Memory leak related to accumulation of ParseExceptions in `all_exceptions`
Closed this issue · 3 comments
I have been tracking down memory issues in my application and stumbled upon a possible issue with the DEBUG
option for the parser.
Brief background on my application, it is an evolutionary algorithm that is essentially one big loop. There should be almost no accumulation of data between each iteration of the loop and GC should be able to clean up everything that the previous iteration was manipulating. Below are some counts for different objections I see each iteration of the loop. Clearly some types of objects are sticking around between iterations.
(Horizontal axis is loop iteration)
Definitely a lot of pyparsing ParseExceptions, dicts, and tuples being kept around. I used the objgraph
package to check what modules were referencing these objects. I checked 10 random instances per loop iteration, and they all pointed to the moz_sql_parser
module via lists within the all_exceptions
dictionary.
Some example reference graphs:
ParseException
Dicts
Tuple
I then started reading the source code surrounding all_exceptions
. I have never used PyParsing directly so I might be wrong, but it looks as though the logic for DEBUG
is inverted. As far as I can tell, if DEBUG=False
(hardcoded default) then the record_exception
function will trigger. If DEBUG=True
then record_exception
will not be used.
https://github.com/mozilla/moz-sql-parser/blob/dev/moz_sql_parser/sql_parser.py#L39-L42
DEBUG = False
# ...
if DEBUG:
debug = (None, None, None)
else:
debug = (nothing, nothing, record_exception)
Shouldn't this be inverted? I only expect to record exceptions if debug is true. Maybe I am missing some details of pyparsing. This logic is the same for master
and dev
.
I may have open this issue prematurely... I have been doing some experimentation no a local clone and I have a better understanding of what is going on.
I tried enabling DEBUG
on a local clone and noticed that pyparsing will print all exceptions to stdout. I assume that is why the the pyparsing default is overwritten when DEBUG
is false.
I tried the following with DEBUG = False
:
if DEBUG:
debug = (None, None, None)
else:
debug = (nothing, nothing, nothing)
I got a test failure, and I know that it would break this however it fixed my memory issue:
Dicts and tuples stopped growing. ParseException didn't even register as a common type. The overall memory footprint of my application fell from roughly 1GB per loop iteration to holding steady at 60MB.

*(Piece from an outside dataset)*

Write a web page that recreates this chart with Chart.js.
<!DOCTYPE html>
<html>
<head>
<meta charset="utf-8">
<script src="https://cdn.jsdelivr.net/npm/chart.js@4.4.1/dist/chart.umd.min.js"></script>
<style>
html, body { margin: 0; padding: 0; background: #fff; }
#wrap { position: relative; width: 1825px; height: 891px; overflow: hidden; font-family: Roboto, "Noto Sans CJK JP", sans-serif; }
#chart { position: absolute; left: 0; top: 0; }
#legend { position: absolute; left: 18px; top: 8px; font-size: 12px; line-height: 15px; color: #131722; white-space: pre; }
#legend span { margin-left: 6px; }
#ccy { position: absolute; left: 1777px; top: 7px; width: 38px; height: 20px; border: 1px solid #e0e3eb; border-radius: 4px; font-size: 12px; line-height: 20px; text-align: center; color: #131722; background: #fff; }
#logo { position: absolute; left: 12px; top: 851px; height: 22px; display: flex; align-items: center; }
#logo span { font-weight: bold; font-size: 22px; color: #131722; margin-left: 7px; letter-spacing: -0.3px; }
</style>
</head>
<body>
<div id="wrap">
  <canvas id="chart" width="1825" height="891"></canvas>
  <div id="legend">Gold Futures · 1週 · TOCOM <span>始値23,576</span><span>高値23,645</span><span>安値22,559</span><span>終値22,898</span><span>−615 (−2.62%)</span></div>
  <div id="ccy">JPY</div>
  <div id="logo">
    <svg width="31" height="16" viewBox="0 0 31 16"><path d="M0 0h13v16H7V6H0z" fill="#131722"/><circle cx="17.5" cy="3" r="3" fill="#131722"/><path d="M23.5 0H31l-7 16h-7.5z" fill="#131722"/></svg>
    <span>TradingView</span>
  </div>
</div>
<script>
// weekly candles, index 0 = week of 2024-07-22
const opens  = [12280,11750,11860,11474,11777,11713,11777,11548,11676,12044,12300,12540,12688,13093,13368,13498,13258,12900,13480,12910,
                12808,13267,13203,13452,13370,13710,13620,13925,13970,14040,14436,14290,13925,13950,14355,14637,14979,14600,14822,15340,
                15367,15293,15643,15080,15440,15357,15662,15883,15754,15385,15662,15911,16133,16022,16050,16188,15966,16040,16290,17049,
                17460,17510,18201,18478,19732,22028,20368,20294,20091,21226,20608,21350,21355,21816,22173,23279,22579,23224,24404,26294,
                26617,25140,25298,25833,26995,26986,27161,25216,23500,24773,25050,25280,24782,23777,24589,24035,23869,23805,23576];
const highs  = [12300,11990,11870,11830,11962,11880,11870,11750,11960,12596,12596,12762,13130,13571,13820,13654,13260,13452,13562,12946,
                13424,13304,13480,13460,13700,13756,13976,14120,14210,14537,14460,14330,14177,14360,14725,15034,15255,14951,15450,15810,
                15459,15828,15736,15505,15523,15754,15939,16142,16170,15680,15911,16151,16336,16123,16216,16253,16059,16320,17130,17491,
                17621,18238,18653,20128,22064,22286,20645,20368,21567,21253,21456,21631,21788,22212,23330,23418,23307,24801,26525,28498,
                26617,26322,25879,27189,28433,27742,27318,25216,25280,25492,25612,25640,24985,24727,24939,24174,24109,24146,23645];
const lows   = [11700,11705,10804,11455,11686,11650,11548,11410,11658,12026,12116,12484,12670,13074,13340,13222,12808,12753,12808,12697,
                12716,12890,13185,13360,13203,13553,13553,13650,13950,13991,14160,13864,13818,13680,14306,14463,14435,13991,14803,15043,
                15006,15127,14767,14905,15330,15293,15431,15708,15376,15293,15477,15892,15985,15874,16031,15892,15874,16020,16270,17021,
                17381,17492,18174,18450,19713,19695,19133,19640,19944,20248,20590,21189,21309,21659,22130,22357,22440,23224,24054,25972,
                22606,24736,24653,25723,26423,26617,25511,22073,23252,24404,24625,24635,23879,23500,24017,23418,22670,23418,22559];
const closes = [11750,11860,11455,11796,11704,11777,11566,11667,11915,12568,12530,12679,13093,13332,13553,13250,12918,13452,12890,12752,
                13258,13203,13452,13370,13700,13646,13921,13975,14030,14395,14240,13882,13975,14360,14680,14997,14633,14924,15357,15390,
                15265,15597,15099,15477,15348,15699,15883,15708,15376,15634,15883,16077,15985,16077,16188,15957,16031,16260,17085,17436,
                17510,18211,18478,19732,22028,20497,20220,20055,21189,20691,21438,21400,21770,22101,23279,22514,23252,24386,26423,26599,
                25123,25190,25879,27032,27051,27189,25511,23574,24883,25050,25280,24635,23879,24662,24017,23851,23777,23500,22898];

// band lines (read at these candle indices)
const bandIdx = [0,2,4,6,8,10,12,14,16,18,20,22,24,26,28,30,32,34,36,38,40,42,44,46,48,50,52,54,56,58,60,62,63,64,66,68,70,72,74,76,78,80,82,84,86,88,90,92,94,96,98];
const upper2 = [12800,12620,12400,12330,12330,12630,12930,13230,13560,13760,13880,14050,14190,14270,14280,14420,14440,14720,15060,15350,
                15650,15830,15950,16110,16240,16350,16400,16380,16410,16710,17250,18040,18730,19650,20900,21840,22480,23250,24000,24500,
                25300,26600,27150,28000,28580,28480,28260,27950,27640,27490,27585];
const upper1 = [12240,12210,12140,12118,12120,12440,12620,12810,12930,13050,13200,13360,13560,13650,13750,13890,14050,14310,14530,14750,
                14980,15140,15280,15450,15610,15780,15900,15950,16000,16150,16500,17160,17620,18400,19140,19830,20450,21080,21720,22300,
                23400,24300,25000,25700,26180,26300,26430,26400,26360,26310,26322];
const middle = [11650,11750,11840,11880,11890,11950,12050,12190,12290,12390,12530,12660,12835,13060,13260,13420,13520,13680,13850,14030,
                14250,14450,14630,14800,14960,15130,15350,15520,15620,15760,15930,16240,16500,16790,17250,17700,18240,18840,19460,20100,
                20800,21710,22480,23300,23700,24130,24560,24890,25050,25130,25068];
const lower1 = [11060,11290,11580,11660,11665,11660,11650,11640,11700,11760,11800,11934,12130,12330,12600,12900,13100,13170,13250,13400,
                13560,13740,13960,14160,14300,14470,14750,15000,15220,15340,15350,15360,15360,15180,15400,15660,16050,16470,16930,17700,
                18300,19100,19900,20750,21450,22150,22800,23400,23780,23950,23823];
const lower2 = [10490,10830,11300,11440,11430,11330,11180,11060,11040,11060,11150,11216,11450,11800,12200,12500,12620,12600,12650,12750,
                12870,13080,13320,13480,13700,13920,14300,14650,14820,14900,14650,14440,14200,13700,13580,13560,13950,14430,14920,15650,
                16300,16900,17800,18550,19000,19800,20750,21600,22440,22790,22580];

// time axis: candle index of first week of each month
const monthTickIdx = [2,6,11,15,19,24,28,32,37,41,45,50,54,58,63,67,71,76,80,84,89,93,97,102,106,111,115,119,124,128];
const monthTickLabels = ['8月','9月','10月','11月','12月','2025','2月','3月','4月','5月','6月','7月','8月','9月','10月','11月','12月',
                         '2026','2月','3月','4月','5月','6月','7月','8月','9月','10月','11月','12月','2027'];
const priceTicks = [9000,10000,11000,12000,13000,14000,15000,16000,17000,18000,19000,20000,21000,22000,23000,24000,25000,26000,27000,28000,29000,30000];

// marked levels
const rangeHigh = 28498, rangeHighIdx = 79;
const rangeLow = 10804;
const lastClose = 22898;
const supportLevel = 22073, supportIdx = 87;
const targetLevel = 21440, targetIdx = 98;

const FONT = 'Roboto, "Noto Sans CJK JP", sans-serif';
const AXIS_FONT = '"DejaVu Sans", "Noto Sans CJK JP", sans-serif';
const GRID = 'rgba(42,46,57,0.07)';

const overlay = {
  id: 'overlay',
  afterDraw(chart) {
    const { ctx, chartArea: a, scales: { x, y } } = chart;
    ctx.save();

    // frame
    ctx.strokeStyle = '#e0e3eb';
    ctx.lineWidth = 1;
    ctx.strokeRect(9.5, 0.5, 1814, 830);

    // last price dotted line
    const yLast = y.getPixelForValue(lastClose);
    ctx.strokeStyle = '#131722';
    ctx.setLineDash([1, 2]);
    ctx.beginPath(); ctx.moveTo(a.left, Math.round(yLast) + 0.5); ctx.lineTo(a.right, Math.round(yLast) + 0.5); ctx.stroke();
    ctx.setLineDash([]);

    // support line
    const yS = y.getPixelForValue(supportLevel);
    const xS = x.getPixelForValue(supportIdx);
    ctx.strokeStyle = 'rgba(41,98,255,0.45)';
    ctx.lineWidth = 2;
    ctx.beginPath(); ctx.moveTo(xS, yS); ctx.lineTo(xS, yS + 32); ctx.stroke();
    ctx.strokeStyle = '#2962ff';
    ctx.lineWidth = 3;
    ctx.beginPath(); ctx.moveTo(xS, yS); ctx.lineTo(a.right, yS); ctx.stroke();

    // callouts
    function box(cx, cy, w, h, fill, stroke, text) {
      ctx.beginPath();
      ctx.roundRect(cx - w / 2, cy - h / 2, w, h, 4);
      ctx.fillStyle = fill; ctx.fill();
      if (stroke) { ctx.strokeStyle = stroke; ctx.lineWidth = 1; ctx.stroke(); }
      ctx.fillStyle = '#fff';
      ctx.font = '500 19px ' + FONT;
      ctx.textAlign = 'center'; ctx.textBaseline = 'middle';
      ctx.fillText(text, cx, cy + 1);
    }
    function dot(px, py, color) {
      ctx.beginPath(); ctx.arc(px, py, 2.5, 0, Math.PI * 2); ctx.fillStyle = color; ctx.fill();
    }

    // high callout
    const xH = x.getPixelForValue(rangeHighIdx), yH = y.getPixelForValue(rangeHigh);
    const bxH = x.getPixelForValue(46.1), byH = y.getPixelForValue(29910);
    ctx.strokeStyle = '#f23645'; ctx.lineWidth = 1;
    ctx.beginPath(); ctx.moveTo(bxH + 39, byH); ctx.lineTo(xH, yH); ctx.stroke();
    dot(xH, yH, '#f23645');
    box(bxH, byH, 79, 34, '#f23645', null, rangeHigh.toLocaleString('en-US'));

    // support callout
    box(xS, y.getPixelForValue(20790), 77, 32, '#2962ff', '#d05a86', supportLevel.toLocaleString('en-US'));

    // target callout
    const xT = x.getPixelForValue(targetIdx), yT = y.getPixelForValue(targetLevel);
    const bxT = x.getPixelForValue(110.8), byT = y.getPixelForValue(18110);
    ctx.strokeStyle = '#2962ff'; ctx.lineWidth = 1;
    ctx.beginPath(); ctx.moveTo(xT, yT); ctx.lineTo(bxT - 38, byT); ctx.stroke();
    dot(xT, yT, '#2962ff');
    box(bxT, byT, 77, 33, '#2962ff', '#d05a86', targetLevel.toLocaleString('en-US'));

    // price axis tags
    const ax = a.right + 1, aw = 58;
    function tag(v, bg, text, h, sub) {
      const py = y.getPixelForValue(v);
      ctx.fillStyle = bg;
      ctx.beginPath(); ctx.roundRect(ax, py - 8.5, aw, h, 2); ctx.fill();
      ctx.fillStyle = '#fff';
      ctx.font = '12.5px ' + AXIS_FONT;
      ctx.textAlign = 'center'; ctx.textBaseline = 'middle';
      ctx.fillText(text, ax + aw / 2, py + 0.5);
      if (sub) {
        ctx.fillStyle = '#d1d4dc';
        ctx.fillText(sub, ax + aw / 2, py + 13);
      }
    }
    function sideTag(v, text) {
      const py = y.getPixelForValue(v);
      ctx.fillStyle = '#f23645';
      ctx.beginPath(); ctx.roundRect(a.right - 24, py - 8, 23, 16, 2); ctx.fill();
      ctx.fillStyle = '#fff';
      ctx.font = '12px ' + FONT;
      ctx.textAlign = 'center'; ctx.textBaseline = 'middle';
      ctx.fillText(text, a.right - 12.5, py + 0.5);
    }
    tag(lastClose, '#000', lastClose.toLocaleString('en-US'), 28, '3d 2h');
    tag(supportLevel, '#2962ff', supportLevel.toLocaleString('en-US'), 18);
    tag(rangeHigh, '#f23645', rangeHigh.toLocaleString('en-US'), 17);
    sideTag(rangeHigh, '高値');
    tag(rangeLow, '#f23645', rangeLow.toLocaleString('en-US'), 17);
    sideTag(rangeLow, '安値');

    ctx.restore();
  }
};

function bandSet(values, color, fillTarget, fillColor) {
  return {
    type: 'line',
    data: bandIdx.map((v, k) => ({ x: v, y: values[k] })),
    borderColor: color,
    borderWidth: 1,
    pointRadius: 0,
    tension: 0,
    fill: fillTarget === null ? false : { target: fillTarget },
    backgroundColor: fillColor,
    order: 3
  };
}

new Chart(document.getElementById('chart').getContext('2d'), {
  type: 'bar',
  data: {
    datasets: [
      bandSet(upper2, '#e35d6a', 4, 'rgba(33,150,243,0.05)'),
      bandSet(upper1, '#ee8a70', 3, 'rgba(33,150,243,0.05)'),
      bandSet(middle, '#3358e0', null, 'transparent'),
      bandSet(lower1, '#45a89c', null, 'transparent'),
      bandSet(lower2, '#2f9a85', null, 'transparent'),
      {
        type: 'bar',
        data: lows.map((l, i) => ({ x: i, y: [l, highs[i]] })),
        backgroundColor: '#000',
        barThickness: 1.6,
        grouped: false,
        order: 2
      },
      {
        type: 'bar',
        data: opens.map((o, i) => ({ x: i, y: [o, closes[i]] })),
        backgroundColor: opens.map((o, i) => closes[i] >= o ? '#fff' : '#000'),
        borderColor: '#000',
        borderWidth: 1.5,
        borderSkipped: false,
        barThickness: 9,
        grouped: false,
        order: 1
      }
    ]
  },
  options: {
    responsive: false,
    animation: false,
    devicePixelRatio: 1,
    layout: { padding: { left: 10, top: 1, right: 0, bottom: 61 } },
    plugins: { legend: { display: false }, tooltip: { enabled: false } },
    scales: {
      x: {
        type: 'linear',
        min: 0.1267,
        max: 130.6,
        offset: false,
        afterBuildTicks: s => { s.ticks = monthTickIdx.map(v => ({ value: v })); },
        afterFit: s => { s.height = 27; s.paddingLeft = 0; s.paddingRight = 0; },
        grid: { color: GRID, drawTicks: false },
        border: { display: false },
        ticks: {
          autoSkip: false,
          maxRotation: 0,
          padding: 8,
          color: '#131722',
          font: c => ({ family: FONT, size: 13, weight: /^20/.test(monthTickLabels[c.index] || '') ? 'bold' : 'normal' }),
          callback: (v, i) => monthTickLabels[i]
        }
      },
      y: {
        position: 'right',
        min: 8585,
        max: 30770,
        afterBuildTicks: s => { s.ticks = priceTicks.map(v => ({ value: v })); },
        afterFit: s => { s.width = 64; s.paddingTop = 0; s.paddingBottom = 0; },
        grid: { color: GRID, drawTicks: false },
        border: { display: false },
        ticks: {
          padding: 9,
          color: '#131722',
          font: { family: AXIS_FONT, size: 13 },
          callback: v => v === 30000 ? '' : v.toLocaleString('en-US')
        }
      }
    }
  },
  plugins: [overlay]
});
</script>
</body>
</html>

It's possible that my use case is unique. I am working on a programming-by-example AI project that synthesizes sql queries. It requires parsing thousands (maybe millions) of generated sql queries, and thus the cost of accumulating the ParseExceptions is high.
I can understand if this is not something you want to officially address in the project, however it would be nice to somehow make record_exception
optional.
Excellent find! Thank you!
Fixed here: 9e97eae?w=1
thank you very much!